Bart (speaking to the coffee machine): Why don’t you work? I need my coffee! I cannot think without my coffee.

Mike (emerging from the corridor, approaching the kitchen unit): Hi there, mate. How’s life? How was your weekend?

Bart (still pushing the buttons): It’s all good. How are you?

Mike: Doing pretty well, thanks. It seems you are bothered with something, though.

Bart (straightening up): Well, yes. In fact I am. Every day in the morning I drink my cup of coffee. It keeps me going through the day. But today I cannot force this contraption to make a simple cup of coffee for me.

Mike (opening a fridge): That sounds serious, so what are you going to do?

Bart (scratching his head): I do not know. That day just started off badly and it is going to get even worse. In the afternoon I have our key business applications’ status briefing and how my team is helping in maintaining the proper availability and responsiveness of it. And well, … I do not have good news. Without my coffee I will not be able to report on the status properly and the VP will tear me to pieces.

Mike: Maybe I can help somehow? Did you try to fix the machine already?

Bart: Yes, I poured the water in, added coffee beans; I even made sure the filter is clean. I flipped the switch many times but it still does not work.

Mike: That sounds like you have checked all the main suspects. I think I know what the answer is, though. Let me show you something. Leave the cup here and follow me.

 (they walk away; Mike is leading Bart to his office)

Act 2 – A Visit to the Parallel World of Application Performance Management

The scene takes place in Mike’s office. The walls are covered with framed certificates of excellence, and awards. Mike walks behind his desk and points to a chair in front.

Mike (walking to sit behind his desk): Please, take a sit.

Bart (sitting down): I still do not know why you brought me here. It will not help me have my morning cup of coffee….

Mike (smiling): Quite the contrary. Please read this. (hands over a small book to Bart)

Rudeyard Kipling
Rudyard Kipling

Bart (putting his reading glasses on): “Poems by Rudyard Kipling”. Are you kidding me?

Mike: Trust me. Read page 7.

Bart (giving up): All right! (scans the book). Page 5…6…7, there it is. “Six Honest Men”. Mike, really?… These are poems for kids… Well, all right… (reads from the book) “I keep six honest serving-men, (They taught me all I knew); Their names are What and Why and When And How and Where and Who.”. I have no idea what it means.

Mike: Bart, it is all very easy. Think about your afternoon meeting. You said earlier that you are responsible for the performance of the business applications.

Bart: Yes?…

Mike: As in case of a coffee machine, the business application is a complicated construction with a lot of moving parts.

Bart: That is correct. We have web frontend, load balancers, a number of Java application servers which communicate with each other using an MQ queues. The data itself is stored within a cluster of SQL Servers…. Yes, this is a decent environment.
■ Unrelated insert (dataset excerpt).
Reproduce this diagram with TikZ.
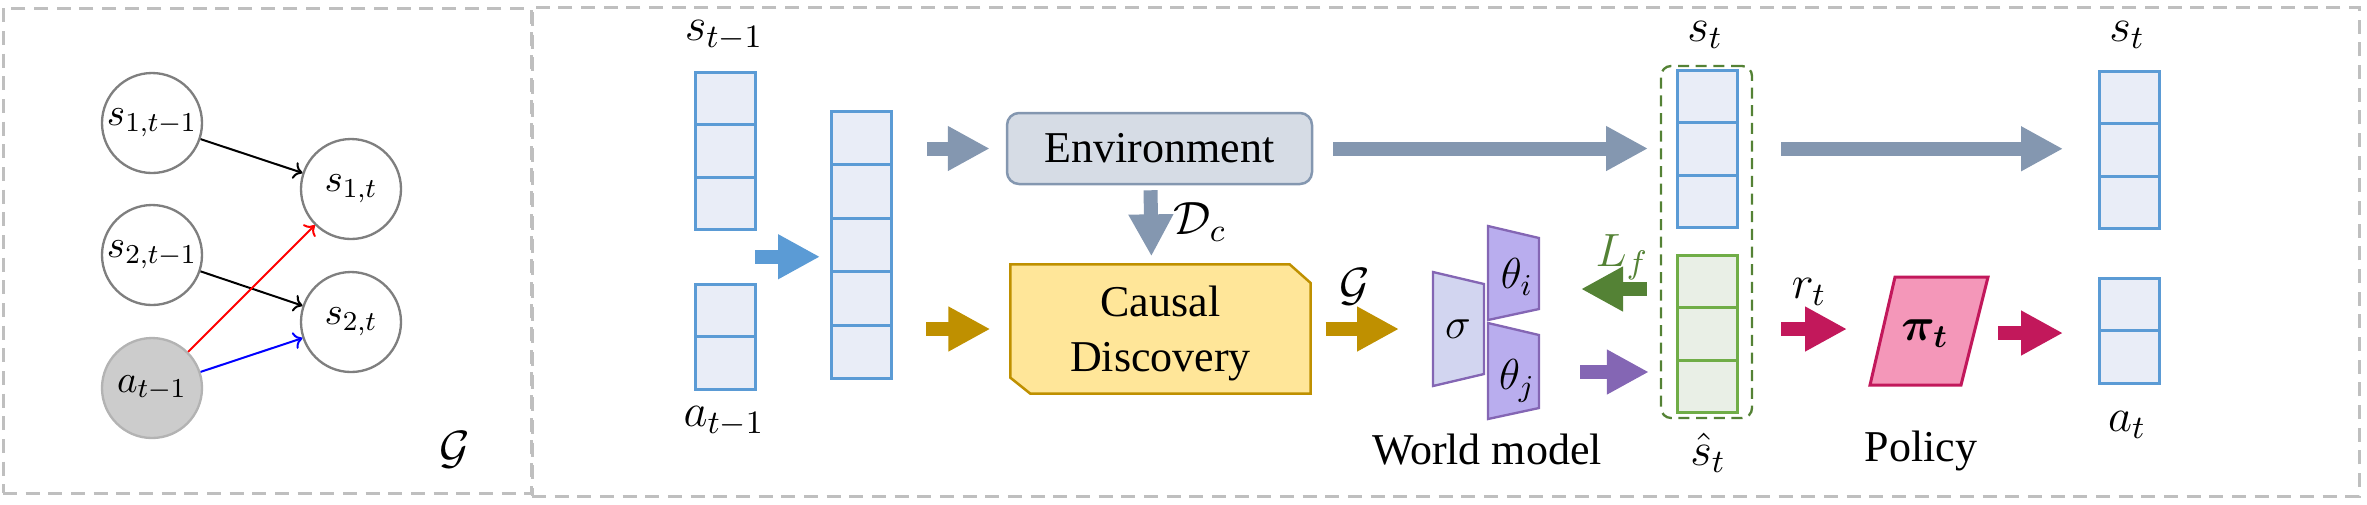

Mike: And how do you assure correct performance of the application?

Bart: Well, we monitor all the tiers of the application. We have agents on the browsers, web servers, inside of the application server code, as well as a number of host monitoring agents. We can follow the transaction from the browser through all the tiers to the data center. If any of the tiers is underperforming we send a squad of engineers to remove the problem. And because we track all the historical data as well we can extrapolate from the trends and prepare for performance degradation even before it actually hits us. We have all the bases covered.

Mike (smiling): That’s impressive. However…

Bart (frowning): Oh come on, don’t tell me you can improve it just by listening to this short description!

Mike: I think you have forgotten about one fundamental building blocks of your business application.

Bart: I am pretty sure I did not. What do you mean?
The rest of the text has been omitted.